▶ _Given request_: Copy exactly, and only, the lines starting at the line with "Convert this diagram to TikZ code." and ending at the line with "text=red, inner sep=1pt]". Leave every picture out of the copy.

▶ _Task material_:
Start

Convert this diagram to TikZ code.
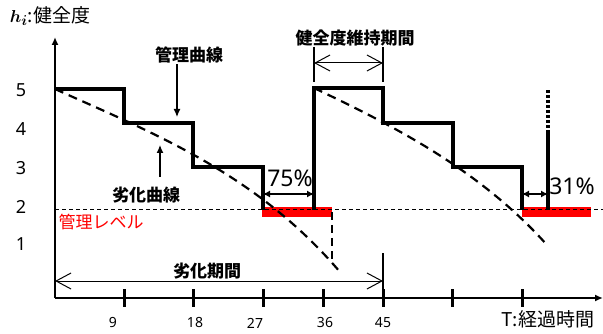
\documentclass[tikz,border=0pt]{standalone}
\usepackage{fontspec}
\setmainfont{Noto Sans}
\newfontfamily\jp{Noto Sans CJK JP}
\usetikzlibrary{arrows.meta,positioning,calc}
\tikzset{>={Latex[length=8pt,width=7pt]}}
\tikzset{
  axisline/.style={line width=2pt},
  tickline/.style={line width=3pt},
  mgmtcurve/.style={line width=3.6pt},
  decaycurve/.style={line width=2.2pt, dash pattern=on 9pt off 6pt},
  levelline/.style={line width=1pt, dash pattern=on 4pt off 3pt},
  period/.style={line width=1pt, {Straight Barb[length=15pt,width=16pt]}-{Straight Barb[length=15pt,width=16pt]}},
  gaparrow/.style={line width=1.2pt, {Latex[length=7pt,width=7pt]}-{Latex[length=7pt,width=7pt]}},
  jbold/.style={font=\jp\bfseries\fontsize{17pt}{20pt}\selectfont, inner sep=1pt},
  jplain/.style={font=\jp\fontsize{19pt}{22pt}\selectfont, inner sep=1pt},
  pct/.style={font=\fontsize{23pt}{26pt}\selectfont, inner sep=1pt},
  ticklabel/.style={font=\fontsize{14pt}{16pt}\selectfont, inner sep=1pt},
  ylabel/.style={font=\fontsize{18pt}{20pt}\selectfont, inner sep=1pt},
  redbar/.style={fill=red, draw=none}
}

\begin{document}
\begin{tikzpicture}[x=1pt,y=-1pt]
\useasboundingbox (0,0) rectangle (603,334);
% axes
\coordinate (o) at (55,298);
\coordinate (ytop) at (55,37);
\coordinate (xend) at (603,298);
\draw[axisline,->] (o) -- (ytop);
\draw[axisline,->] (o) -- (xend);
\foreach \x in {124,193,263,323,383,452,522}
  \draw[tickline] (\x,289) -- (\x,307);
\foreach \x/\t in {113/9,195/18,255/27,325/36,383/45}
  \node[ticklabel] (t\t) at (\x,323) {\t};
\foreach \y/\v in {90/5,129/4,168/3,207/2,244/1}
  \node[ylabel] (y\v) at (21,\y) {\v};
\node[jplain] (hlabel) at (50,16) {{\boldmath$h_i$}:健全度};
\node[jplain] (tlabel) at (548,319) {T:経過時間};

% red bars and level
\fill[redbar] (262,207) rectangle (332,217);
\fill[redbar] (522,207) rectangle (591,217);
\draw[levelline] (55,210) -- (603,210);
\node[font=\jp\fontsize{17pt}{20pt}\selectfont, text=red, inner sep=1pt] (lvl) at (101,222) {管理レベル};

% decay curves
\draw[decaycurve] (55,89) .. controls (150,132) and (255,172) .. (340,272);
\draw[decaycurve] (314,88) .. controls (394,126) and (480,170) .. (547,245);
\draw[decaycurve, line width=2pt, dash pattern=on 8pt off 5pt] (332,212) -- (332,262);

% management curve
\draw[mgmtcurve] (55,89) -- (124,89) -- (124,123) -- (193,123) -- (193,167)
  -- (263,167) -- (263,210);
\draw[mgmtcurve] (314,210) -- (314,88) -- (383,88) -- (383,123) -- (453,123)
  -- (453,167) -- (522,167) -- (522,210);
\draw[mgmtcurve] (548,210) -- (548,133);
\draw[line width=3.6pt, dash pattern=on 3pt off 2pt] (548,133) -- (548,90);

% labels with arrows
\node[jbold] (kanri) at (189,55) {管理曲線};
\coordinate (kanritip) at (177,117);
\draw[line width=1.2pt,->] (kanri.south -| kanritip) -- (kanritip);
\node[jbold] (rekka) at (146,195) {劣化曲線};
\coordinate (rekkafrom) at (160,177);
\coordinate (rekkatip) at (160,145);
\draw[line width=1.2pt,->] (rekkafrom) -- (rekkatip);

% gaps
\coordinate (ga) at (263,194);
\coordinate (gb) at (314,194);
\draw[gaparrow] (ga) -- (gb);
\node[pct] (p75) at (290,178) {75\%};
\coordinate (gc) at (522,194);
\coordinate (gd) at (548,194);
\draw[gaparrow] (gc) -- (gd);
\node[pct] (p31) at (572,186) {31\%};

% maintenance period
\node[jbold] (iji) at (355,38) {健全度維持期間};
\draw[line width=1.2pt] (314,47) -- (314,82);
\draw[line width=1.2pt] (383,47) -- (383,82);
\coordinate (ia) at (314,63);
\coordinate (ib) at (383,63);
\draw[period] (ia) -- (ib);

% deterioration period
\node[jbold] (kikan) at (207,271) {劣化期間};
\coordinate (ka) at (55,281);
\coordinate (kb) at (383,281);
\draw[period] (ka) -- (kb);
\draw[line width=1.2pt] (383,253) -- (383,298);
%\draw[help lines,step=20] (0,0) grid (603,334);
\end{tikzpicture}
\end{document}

End
Start

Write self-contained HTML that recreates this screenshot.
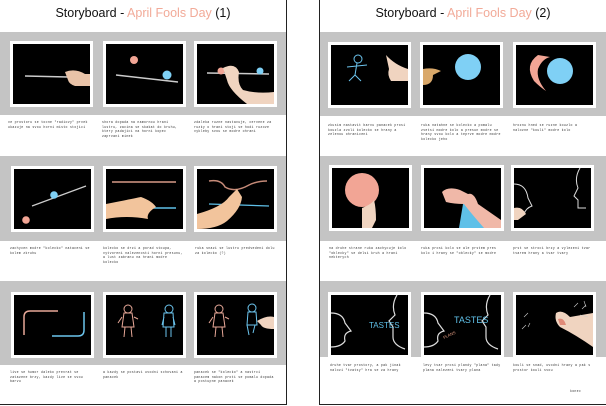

End

▶ _The response_:
Convert this diagram to TikZ code.
\documentclass[tikz,border=0pt]{standalone}
\usepackage{fontspec}
\setmainfont{Noto Sans}
\newfontfamily\jp{Noto Sans CJK JP}
\usetikzlibrary{arrows.meta,positioning,calc}
\tikzset{>={Latex[length=8pt,width=7pt]}}
\tikzset{
  axisline/.style={line width=2pt},
  tickline/.style={line width=3pt},
  mgmtcurve/.style={line width=3.6pt},
  decaycurve/.style={line width=2.2pt, dash pattern=on 9pt off 6pt},
  levelline/.style={line width=1pt, dash pattern=on 4pt off 3pt},
  period/.style={line width=1pt, {Straight Barb[length=15pt,width=16pt]}-{Straight Barb[length=15pt,width=16pt]}},
  gaparrow/.style={line width=1.2pt, {Latex[length=7pt,width=7pt]}-{Latex[length=7pt,width=7pt]}},
  jbold/.style={font=\jp\bfseries\fontsize{17pt}{20pt}\selectfont, inner sep=1pt},
  jplain/.style={font=\jp\fontsize{19pt}{22pt}\selectfont, inner sep=1pt},
  pct/.style={font=\fontsize{23pt}{26pt}\selectfont, inner sep=1pt},
  ticklabel/.style={font=\fontsize{14pt}{16pt}\selectfont, inner sep=1pt},
  ylabel/.style={font=\fontsize{18pt}{20pt}\selectfont, inner sep=1pt},
  redbar/.style={fill=red, draw=none}
}

\begin{document}
\begin{tikzpicture}[x=1pt,y=-1pt]
\useasboundingbox (0,0) rectangle (603,334);
% axes
\coordinate (o) at (55,298);
\coordinate (ytop) at (55,37);
\coordinate (xend) at (603,298);
\draw[axisline,->] (o) -- (ytop);
\draw[axisline,->] (o) -- (xend);
\foreach \x in {124,193,263,323,383,452,522}
  \draw[tickline] (\x,289) -- (\x,307);
\foreach \x/\t in {113/9,195/18,255/27,325/36,383/45}
  \node[ticklabel] (t\t) at (\x,323) {\t};
\foreach \y/\v in {90/5,129/4,168/3,207/2,244/1}
  \node[ylabel] (y\v) at (21,\y) {\v};
\node[jplain] (hlabel) at (50,16) {{\boldmath$h_i$}:健全度};
\node[jplain] (tlabel) at (548,319) {T:経過時間};

% red bars and level
\fill[redbar] (262,207) rectangle (332,217);
\fill[redbar] (522,207) rectangle (591,217);
\draw[levelline] (55,210) -- (603,210);
\node[font=\jp\fontsize{17pt}{20pt}\selectfont, text=red, inner sep=1pt] (lvl) at (101,222) {管理レベル};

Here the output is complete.